As we slurped our last spoonfuls, there was a flurry of plates: a $22, one-pound, flash-fried lobster smelled savory, garnished with piles of pulverized black bean, garlic, and pork; a $12.50 burbling plate of chicken dressed in black pepper sauce was garnished with greens; and a Hong Kong chicken, expertly butchered, bone-in, its lacquered skin dressed with a near-neon hot and sour sauce. We dove into the lobster first, our favorite of the three, the sweet shellfish, the savory pork, and starchy black beans complemented by scallions and lime.

And then it arrived as a pungent announcement, the $17.95 dish the waiter tried to warn us against ordering: a paddy of preserved pork and fish, swimming in oil on a plate.

Turns out it's nothing like gravlax but rather fish that has been cured in a barrel for what smells like eternity. If you've ever opened a spiky durian fruit, the smell is a malodorous knockout, so much so that international airports feature signs banning the fruit in transit. Our dish bested durian. The table of eight old guys next to us gave us the hairy eyeball as a cloud of fermented fish scent descended over the dining room. "Check, please!" they urged.

It was the first dish I've had that inspired panic by a cloud that smelled of cheese, feet, and urine. It reminded me of a show I'd seen on the Scandinavian delicacy of fermented fish that's eaten only outside. This dish also has no business in a dining room.

The rest of our entrées went to gray scale, dimmed by the smell. "Well, we have to eat it," said Adam, reaching to the far corner of the table where we'd pushed it. He pulled a tiny morsel to tine of his fork. He led the bite to his mouth. We waited for disaster.

"It's not bad," he said reservedly, "but then you get that smell at the finish." I went for a forkful, concerned that I might lose it. It went down fine. But then came the smell, a pungent brume that drifted from my palate and into my nostrils. It was worse than burying your head in the garbage truck on pickup day in the summer.

Within ten minutes of our having gotten our plate, the entire dining room had cleared out.

"We have to get this out of here so we can eat," I conceded. By this time, our table was laughing maniacally, chafed that we'd been defeated by our selection. Despite the smell, it hadn't pummeled our appetites or our enthusiasm for Silver Pond.

We called our waiter over. "You're done?" he asked, shaking his head in disapproval, whisking the offending plate away. A parade of servers peeked over from the kitchen and the dining room, watching the scene, inspecting the other dishes we'd ordered.

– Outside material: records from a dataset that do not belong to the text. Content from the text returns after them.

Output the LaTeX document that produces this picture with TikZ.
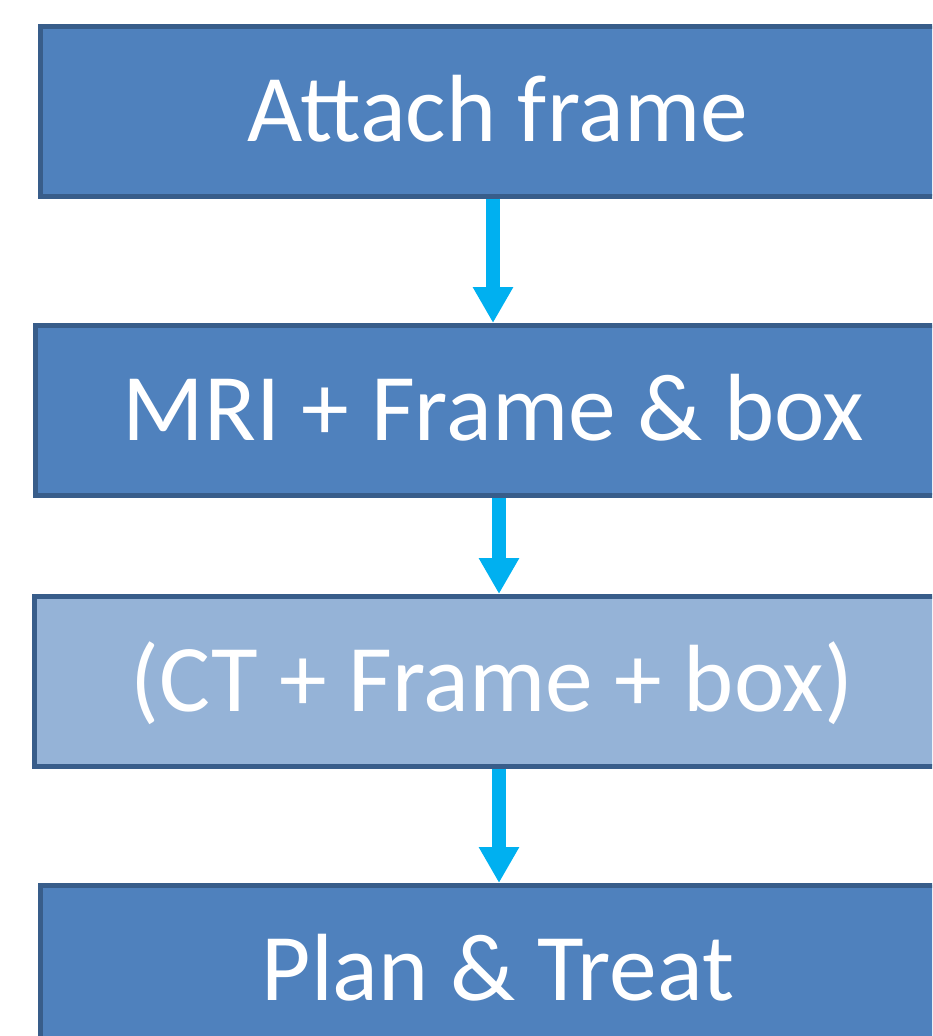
\documentclass[tikz,border=0pt]{standalone}
\usepackage{fontspec}
\setmainfont{Carlito}
\usepackage{tikz}
\usetikzlibrary{arrows.meta}

\definecolor{boxblue}{HTML}{4F81BD}
\definecolor{boxedge}{HTML}{385D8A}
\definecolor{boxlight}{HTML}{95B3D7}
\definecolor{arrowcyan}{HTML}{00B0F0}

\begin{document}
\begin{tikzpicture}[x=1pt,y=-1pt,
    stage/.style={draw=boxedge,line width=5pt,fill=boxblue,text=white,anchor=west,
      minimum width=916pt,minimum height=170pt,inner sep=0pt,outer sep=0pt,
      text height=60pt,text depth=0pt,font=\fontsize{95.5}{112}\selectfont},
    flow/.style={arrowcyan,line width=13.5pt,shorten <=2.5pt,shorten >=2pt,
      -{Triangle[width=38pt,length=36pt]}}]
          \useasboundingbox (0,0) rectangle (932,1036);
          \clip (0,0) rectangle (932,1036);
          \node[stage] (attach) at (40,111) {Attach frame};
          \node[stage] (mri) at (35.5,410) {MRI + Frame \& box};
          \node[stage,fill=boxlight] (ct) at (34,681) {(CT + Frame + box)};
          \node[stage] (treat) at (40,970) {Plan \& Treat};
          \draw[flow] ([xshift=-5pt]attach.south) -- ([xshift=-5pt]attach.south |- mri.north);
          \draw[flow] ([xshift=5.5pt]mri.south) -- ([xshift=5.5pt]mri.south |- ct.north);
          \draw[flow] ([xshift=7pt]ct.south) -- ([xshift=7pt]ct.south |- treat.north);
        \end{tikzpicture}
\end{document}
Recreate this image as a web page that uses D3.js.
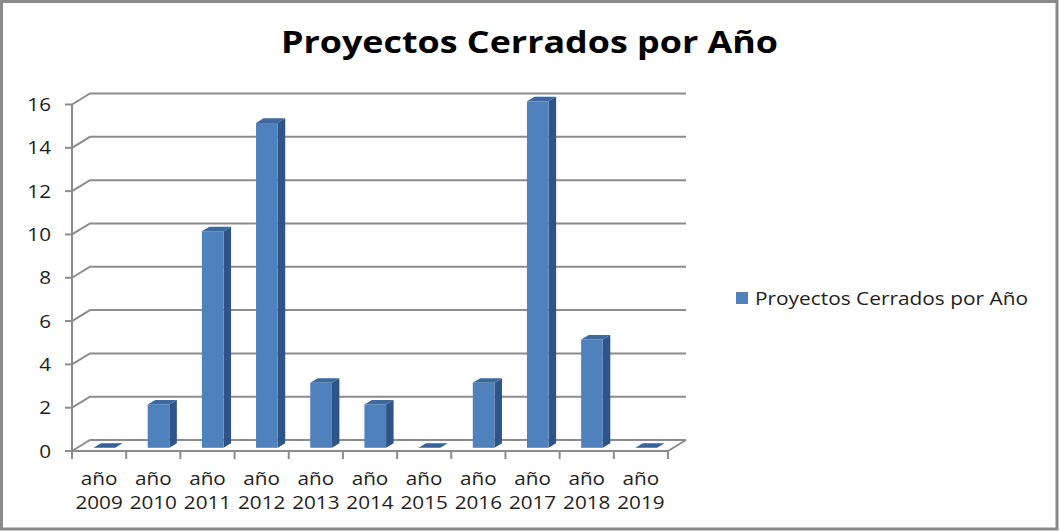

After our defeat, we moved to the safe plates, particularly the chicken, one I'd wished had more heat like numbing Sichuan peppercorns. "I liked the sheen of the sauce," said Adam, though we craved more flavorful thigh meat rather than chicken breast pounded into paillards.

We never got around to ordering the Peking duck, the traditional dish that's one of the reasons we had chosen Silver Pond. Despite the smelly mishap, we remained intrigued by the huge menu left to explore. There will be many more next times. I'm ready to go back for lunch.